The question for you is: What are the potential macroeconomic implications of Bill C-280 on the cost of borrowing within the agricultural sector?
How do you anticipate these will affect consumers if financial institutions pass these costs down to the supply chain? As we say, there is increased risk. They can manage risk, obviously. Lending will still happen, occur and be there, I’m certain. No doubt on that. But increased risk, increased return. Have you made any forecasts based on that concern and risk?
Mr. Bonen: Thank you for the question.
The analysis we did didn’t touch on the specifics of the risks of bankruptcy or an insolvency. I want to preface that I am no expert in insolvency law. I’m an economist by training. That is what I do in my day-to-day work.
Yes, I did have the opportunity to hear some of the discussion of the previous panel. At the end of the day, when insolvency or bankruptcy happens, it is going to be a zero-sum game. The risk involved needs to be allocated somewhere in the system. Whoever bears that risk is going to be pricing in that risk somehow.
If you shift risk from one sector to another, that’s where the premiums for covering that risk and that potential for bankruptcy will be found most directly.
Senator Loffreda: Do you feel there should be preferential treatment for this industry? Do you see any facts or figures that would justify such preferential treatment? Where do we stop if we do set this precedent? Who is next?
Mr. Bonen: It’s a good question, and a challenging one, to balance the overall fairness of an equitable treatment under bankruptcy rules, which is what you want for a clear and simple system — a set of rules — against the particularities of any one sector.
We have not done any particular research on this sector. I understand the unique nature of the perishable goods being produced by fresh produce, putting it in something of a unique situation versus other sectors.
How you balance that carve out, that special treatment for this one group versus others, I’m not in a position to say, unfortunately. It would require additional research specific to the bill which we have not undertaken.
Senator C. Deacon: Thanks for being with us, Mr. Bonen.
The Barton report, about six or seven years ago, suggested a doubling of our agriculture exports in Canada, a real focus on that.
To build off of Senator Loffreda’s point, the big difference here is the United States producers who we are competing against have this protection, our producers do not. That puts us at a disadvantage. Those producers are not complaining about the cost of borrowing as being an issue here. The protection is what they value.
Forty per cent of our produce is exported to the United States. If our producers to want post a bond, it’s a 200% bond that they have to put in place to protect that receivable.
From the perspective of the objective of increasing our exports, creating fairness in an area where there is a specific benefit to a foreign competitor who we are competing against, do you not see the benefit of where this is heading in that regard?
We’re not doing it randomly to any old sector.
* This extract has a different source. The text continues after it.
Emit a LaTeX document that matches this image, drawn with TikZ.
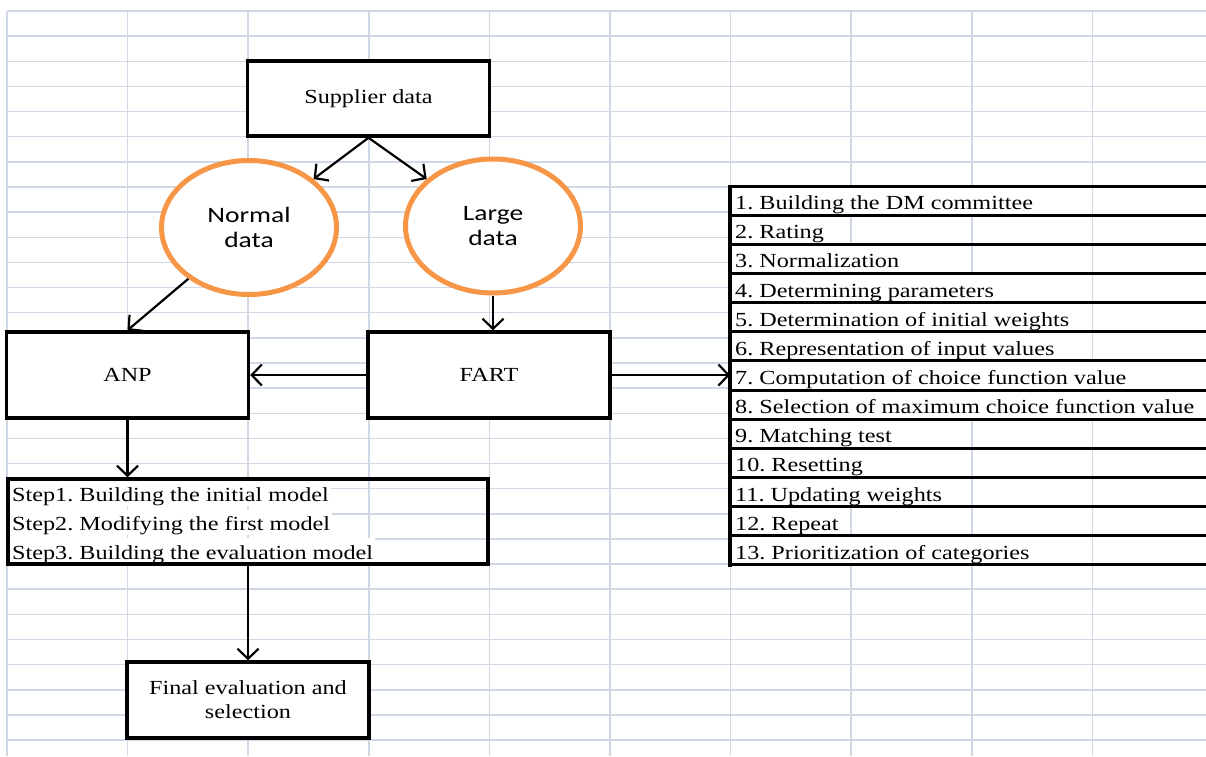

We’re doing it because there is a trade issue. We have said we want to have an increase in trade in this particular sector. Without this, our exporters are at a great disadvantage. Is that a fair summary?
Mr. Bonen: Thank you, Senator Deacon, for the question.
Yes, that’s a fair summary. Clearly, if you’re able to lower the cost of exporting by reducing the bonds you have to pay to insure your exports, certainly, that is going to help you export more and be more competitive in that foreign market, particularly the U.S., which is where the vast majority of our fresh produce is being exported to.
I would add that needs to be balanced against other considerations and, again, that trade-off.
Senator C. Deacon: Absolutely. Our small- and medium-sized farmers, which are the bulk of our farmers, are at an even greater disadvantage relative to anybody because of the fact that they are having to aggregate. One buyer defaulting could put them under; whereas, a larger group selling to many different buyers could have a more diversified risk. Is that fair as well?
Mr. Bonen: Yes. Let me back up and say, for the food-producing sector generally, there are broader arguments and supports for making sure that sector doesn’t go under and suddenly fall out of production because of the importance of food security broadly within —
Senator C. Deacon: We like to eat.
Mr. Bonen: I’m a fan. That is something unique, not just fruits and vegetables per se, but the broader food production sector.
Senator C. Deacon: Thank you.
Senator Varone: Thank you for being here, Mr. Bonen.
Your report, Economic Footprint of Canada’s Fresh Produce Sector, I read it several times. You define farm gate sales as the value received by producers at the point of the first transition. I get that. Like any other industry, that is like FOB on the truck.
I’m going to borrow the term from Senator Deacon in terms of the aggregator, the aggregator who is not understood by the Library of Parliament, nor the legal beagles in the Senate legal department. They had no definition for what an aggregator was.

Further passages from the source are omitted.